E se o anjo, pois, foi criado em graça, sem a qual não há nenhum mérito, podemos dizer sem dificuldade que mereceu a sua beatitude; e semelhantemente, se alguém dissesse que o anjo teve, de algum modo, a graça antes da glória. —Se porém o anjo não teve a graça antes de ser bem-aventurado, então devemos dizer que alcançou a beatitude sem mérito, como nós, a graça.O que todavia é contra a natureza da beatitude, que exerce a função de fim e é o prêmio da virtude, como também ensina o Filósofo. —Ou se deve dizer que os anjos merecem a beatitude pelo que, já bem-aventurados operam nos divinos ministérios, como outros sentiram. O que contudo é contra a natureza do mérito; pois, sendo como a via para o fim, e a quem já está no termo não cabendo mover-se para este, ninguém merece o que já tem. —Ou se deve dizer que o mesmo ato de conversão para Deus é meritório, enquanto promana do livre arbítrio; e é a fruição bem-aventurada enquanto atinge o fim. Mas também esta opinião é inadmissível, por não ser o livre arbítrio a causa suficiente do mérito, e portanto o ato não poder ser meritório, enquanto livre, sem que seja informado pela graça. Ora, não pode ser informado simultanteamente pela graça imperfeita, princípio do mérito e pela perfeita, princípio da fruição. Por onde, não é possível, simultaneamente, fruir e merecer a fruição.
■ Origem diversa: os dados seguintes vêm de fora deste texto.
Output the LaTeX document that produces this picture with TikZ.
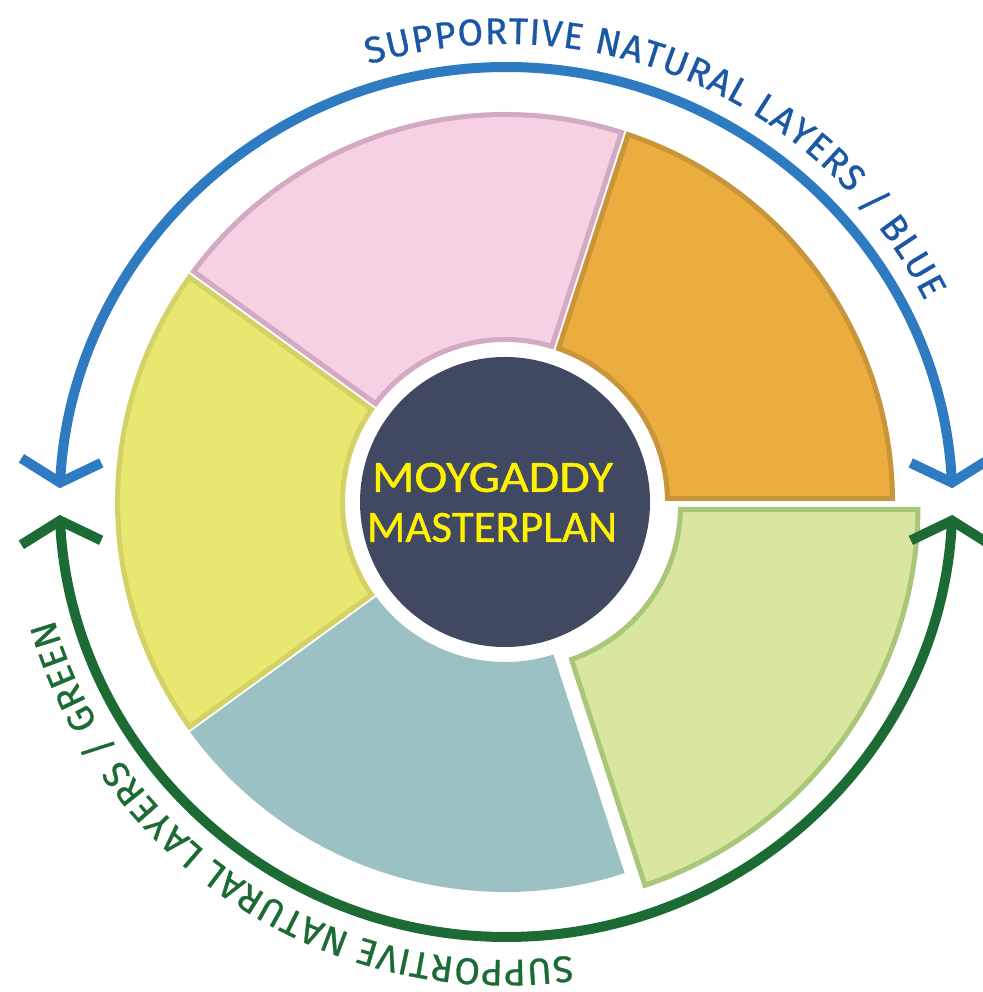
\documentclass[tikz,border=0pt]{standalone}
\usepackage{fontspec}
\setmainfont{Carlito}
\newfontfamily\arcfamily[FakeBold=0.8]{Fira Sans}
\newfontfamily\titlefamily[FakeBold=0.8]{Carlito}
\usetikzlibrary{arrows.meta,decorations.text}
\definecolor{hubcol}{HTML}{414862}
\definecolor{titlecol}{HTML}{FFF200}
\definecolor{orangefill}{HTML}{EBAE3E}
\definecolor{orangeline}{HTML}{C8953A}
\definecolor{pinkfill}{HTML}{F6D1E3}
\definecolor{pinkline}{HTML}{D4A9C3}
\definecolor{yellowfill}{HTML}{E8E870}
\definecolor{yellowline}{HTML}{D4D266}
\definecolor{tealfill}{HTML}{9BC1C5}
\definecolor{limefill}{HTML}{D8E6A0}
\definecolor{limeline}{HTML}{A9C778}
\definecolor{arcblue}{HTML}{2F7BC2}
\definecolor{txtblue}{HTML}{1A58A5}
\definecolor{arcgreen}{HTML}{1D6B34}
\newcommand{\arctxtfont}{\arcfamily\fontsize{37}{40}\selectfont}
\newcommand{\drawsector}[6]{%
  \pgfmathsetmacro\secAI{#2+asin(3.5/#4)}%
  \pgfmathsetmacro\secAO{#2+asin(3.5/#5)}%
  \pgfmathsetmacro\secBI{#3-asin(3.5/#4)}%
  \pgfmathsetmacro\secBO{#3-asin(3.5/#5)}%
  \path[#6, shift={(#1)}] (\secAI:#4pt) -- (\secAO:#5pt)
    arc[start angle=\secAO, end angle=\secBO, radius=#5pt]
    -- (\secBI:#4pt)
    arc[start angle=\secBI, end angle=\secAI, radius=#4pt] -- cycle;}
\tikzset{ringtip/.tip={Straight Barb[length=22pt,width=80pt]}}
\begin{document}
\begin{tikzpicture}[x=1pt,y=1pt,
  sector/.style 2 args={fill=#1, draw=#2, line width=5pt, line join=miter},
  ringarc/.style={line width=10pt, draw=#1, ringtip-ringtip},
  title/.style={text=titlecol, inner sep=0pt, font=\titlefamily}]
\useasboundingbox (0,0) rectangle (982,992);
\coordinate (C) at (505,490);
\coordinate (G) at (518,486);
\coordinate (B) at (506,478);
\coordinate (A) at (506,502);
% segments
\drawsector{C}{0}{72}{162.5}{387.5}{sector={orangefill}{orangeline}}
\drawsector{C}{72}{144}{162.5}{387.5}{sector={pinkfill}{pinkline}}
\drawsector{C}{144}{216}{162.5}{387.5}{sector={yellowfill}{yellowline}}
\drawsector{C}{216}{288}{162.5}{387.5}{sector={tealfill}{tealfill}}
\drawsector{G}{288}{360}{162.5}{400}{sector={limefill}{limeline}}
% hub
\node[circle, fill=hubcol, minimum size=290pt, inner sep=0pt] (hub) at (C) {};
\node[title] (title1) at (492.5,514.5) {\resizebox{241pt}{29pt}{MOYGADDY}};
\node[title] (title2) at (492,464.5) {\resizebox{250pt}{29pt}{MASTERPLAN}};
% ring arcs
\draw[ringarc=arcblue, shift={(B)}] (3.3:447pt) arc[start angle=3.3, end angle=176.7, radius=447pt];
\draw[ringarc=arcgreen, shift={(A)}] (-3.2:447pt) arc[start angle=-3.2, end angle=-176.8, radius=447pt];
% arc texts
\path[shift={(B)}, decorate, decoration={text along path,
  text={|\arctxtfont|SUPPORTIVE NATURAL LAYERS / BLUE},
  text color=txtblue, text align={fit to path}}]
  (107:470pt) arc[start angle=107, end angle=27, radius=470pt];
\path[shift={(A)}, decorate, decoration={text along path,
  text={|\arctxtfont|SUPPORTIVE NATURAL LAYERS / GREEN},
  text color=arcgreen, text align={fit to path}}]
  (-82:470pt) arc[start angle=-82, end angle=-164, radius=470pt];
\end{tikzpicture}
\end{document}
Por onde, melhor diremos que o anjo teve a graça, antes de ser beatificado, e por ela mereceu a beatitude.
Donde a resposta à primeira objeção. — A dificuldade de bem obrar aos anjos não lhes provém de nenhuma contrariedade ou impedimento da virtude natural; mas de qualquer obra boa superar a virtude da natureza.
Resposta à segunda. — Não pela conversão natural o anjo mereceu a beatitude, mas pela conversão da caridade, que procede da graça.
Resposta à terceira. — A resposta resulta claro do já dito.